"We call for a Europe that prioritizes reception and protection, ensuring medical assistance, ending violence along borders, establishing a proactive search and rescue mechanism, that does not criminalize persons seeking refuge, and that guarantees legal and safe routes."
The European Union’s (EU) Pact on Migration and Asylum that was adopted by the European Parliament last week is being sold by the EU as a solution to the so-called ‘migration crisis’ in Europe. It is not so. Members of the European Parliament voted in favour of a Pact that brings increased violence and suffering to people looking for safety at the borders of the EU; it criminalizes NGOs and pushes border management out to countries that are far from safe.
The EU Parliament has chosen a policy that is excluding and focused on deterrence and violence instead of prioritizing dignity and safety for people, despite the numerous warnings on the human costs. With the implementation of the Pact, we can expect the unavoidable medical and humanitarian repercussions from a larger number of people trapped, hampered, and arrested and deprived of safety and protection across Europe, both at sea and in non-EU countries.

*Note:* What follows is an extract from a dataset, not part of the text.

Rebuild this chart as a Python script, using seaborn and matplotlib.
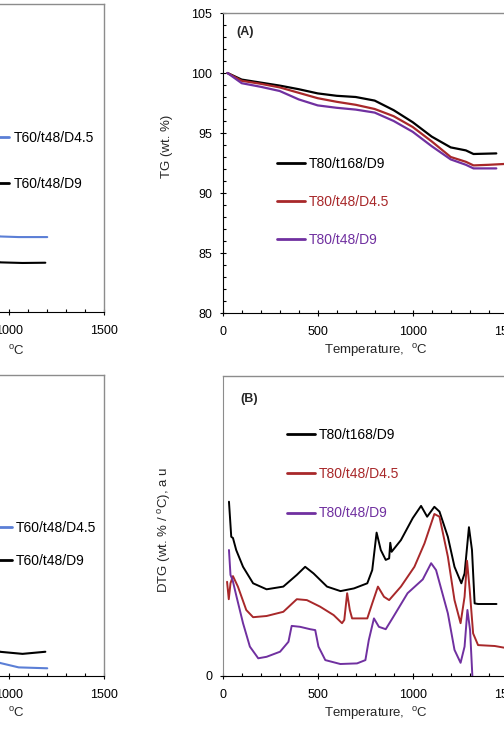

In practice, this Pact will condone abuses and will turn a blind eye to the suffering of those seeking protection, through border procedures that restrict the right to legal assistance, meaning a greater risk of illegal refoulement and a violation of the best interest of the child. This Pact is a perfect recipe for disaster.
We are also concerned at the consequences brought by the new Crisis Regulation that includes many waivers in three types of situations: crises, force majeure and instrumentalization, a concept that is now included into the European legislation and that subverts life-saving humanitarian action by including the vague notion of ‘actions by hostile non-state actors” aimed at “destabilizing the Union”. In practice, this regulation could be used to harass and criminalize NGOs and humanitarian organizations, especially in the field of assistance and rescue at sea and at borders. For persons seeking refuge and asylum, the Pact opens the door to the consideration that a ‘threat to security’ may justify exclusion from international protection.
For years our teams have denounced the consequences of refouling people to Libya. Nevertheless, this Pact promotes the same logic by encouraging the signing of cooperation agreements with third countries considered to be ‘safe’. In practice what this means is returning people back to countries where they are at risk of experiencing violence, torture, and arbitrary imprisonment even before they have the chance to register their application for protection. Such agreements with unsafe countries will trap people in places where their life, health and safety are threatened.
For years we have been providing evidence of the harmful EU migration policies, that are now enshrined in this Pact on Migration. We have proved the real consequences of these policies on the health, wellbeing, and dignity of persons, from Libya to the Central Mediterranean, to the borders of Poland, Hungary, and Greece. Just one example: our report ‘Death, Despair and Destitution: the human costs of the EU’s migration policies'.
For all the reasons above, we call for a Europe that prioritizes reception and protection, ensuring medical assistance, ending violence along borders, establishing a proactive search and rescue mechanism, that does not criminalize persons seeking refuge, and that guarantees legal and safe routes.